Als ich vor zwei Jahren durch meine immer stärker werdende anti-kapitalistische Wertehaltung einen Blick auf die EU, ihre Gründungsgeschichte und ihre aktuelle Flüchtlings- beziehungsweise Menschenpolitik gelegt habe, habe ich etwas realisiert, was auch andere linke Menschen einsehen müssen: Die europäische Union verfolgt primär nicht das Ziel, Menschenrechte und Asylrechte umzusetzen oder wahrzunehmen, sondern ist an kapitalistischer Profitmaximierung interessiert. Sie ist ein neoliberales Projekt. Die Fraktion der Europäischen Volkspartei (Christdemokraten), die die Mehrheit im Europa Parlament bildet, setzt sich aus christlich-demokratischen, bürgerlich-konservativen und nationalkonservativ-rechtspopulistischen Mitgliedsparteien zusammen, die alle erstrangig das Ziel verfolgen, die EU wettbewerbsfähiger und wirtschaftlich dynamischer zu gestalten. Abgesehen von dem existierenden Demokratiedefizit der EU und der fehlenden demokratischen Legitimierung der europäischen Politik und Vertretung (die Wahlbeteiligung lag bis 2014 bei 42 Prozent), kann man als politisch linke Person nicht pro-europäisch sein. Zumindest so lange nicht, bis die eindeutige Hierarchisierung von diesen „Werten“ geändert und umstrukturiert wird. Solange geflüchtete Menschen, darunter Kinder, nicht mehr als irgendeine weitere Zahl in Statistiken auftauchen, sondern als Individuen gesehen werden, denen Schutz und Sicherheit zusteht, kann ich nicht pro-europäisch sein.

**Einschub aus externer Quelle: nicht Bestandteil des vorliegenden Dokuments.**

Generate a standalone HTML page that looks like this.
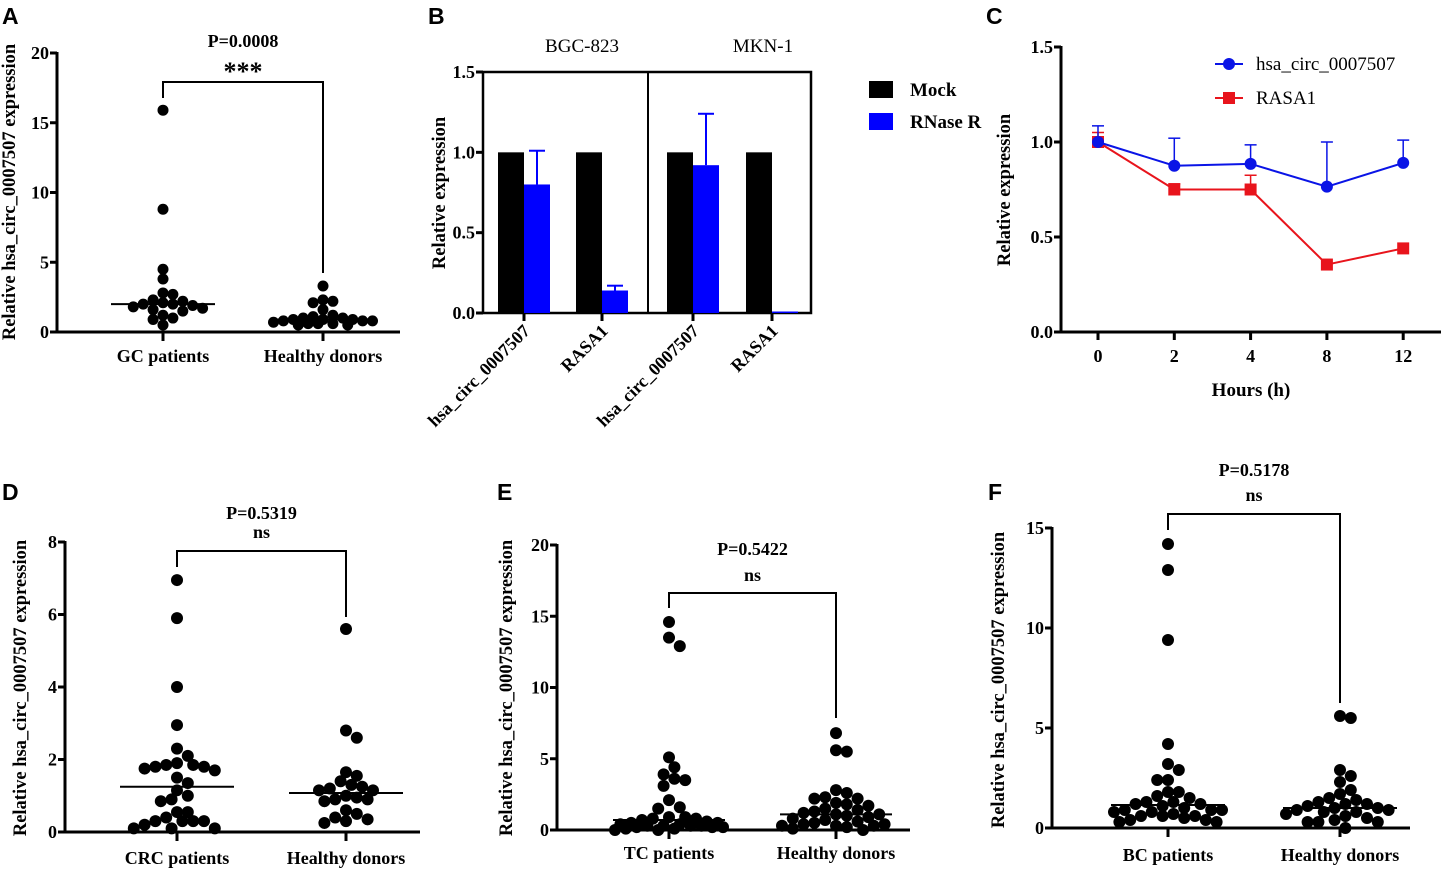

70 Jahre Frieden – aber für wen?

Europa feiert sich selbst gerne – vor allem, wenn es um ihre angebliche Friedenspolitik geht. Seit mehr als 70 Jahren soll es Frieden in Europa geben. Man sei kriegsfrei. Das Massaker von Srebrenica, welches erst vor 25 Jahren stattgefunden hat, wird dabei komplett ignoriert. Die generellen inhumanitären Zustände in den Balkanstaaten und weitere bittere Realitäten innerhalb Europas wie die weiter existierende Diskriminierung von LGBTQ+ Personen, die strukturelle Benachteiligung von Frauen oder der systematische Rassismus, scheint schnell vergessen zu sein. Kann in so einer EU überhaupt Frieden herrschen? Wenn ja, für wen? Darf die EU überhaupt von Frieden sprechen, wenn sie aktiv und gewissensfrei wegsieht, während tausende geflüchtete Personen im Mittelmeer ertrinken, durch fehlende medizinische Versorgung in Corona-Zeiten ums Leben kommen oder durch Brände in Flüchtlingslagern keinen Schlafplatz mehr haben?

EU-Kritik ist notwendig

Es braucht jetzt linke EU-Kritik. Dabei darf man als Linke sich nicht davor erschrecken, EU-kritisch zu sein – nur weil es die Rechten auch sind. Linke EU-Kritik hat andere Hintergründe und bezieht sich auf einen anderen Kontext. Wir müssen realisieren, dass diese vorgegaukelte Friedenspolitik nicht der Realität entspricht, in der wir lange gelebt haben und nach wie vor leben. Vielleicht ist es eine Ablenkungsstrategie derer, die die wahren Gründe einer Europäischen Union bedecken wollen.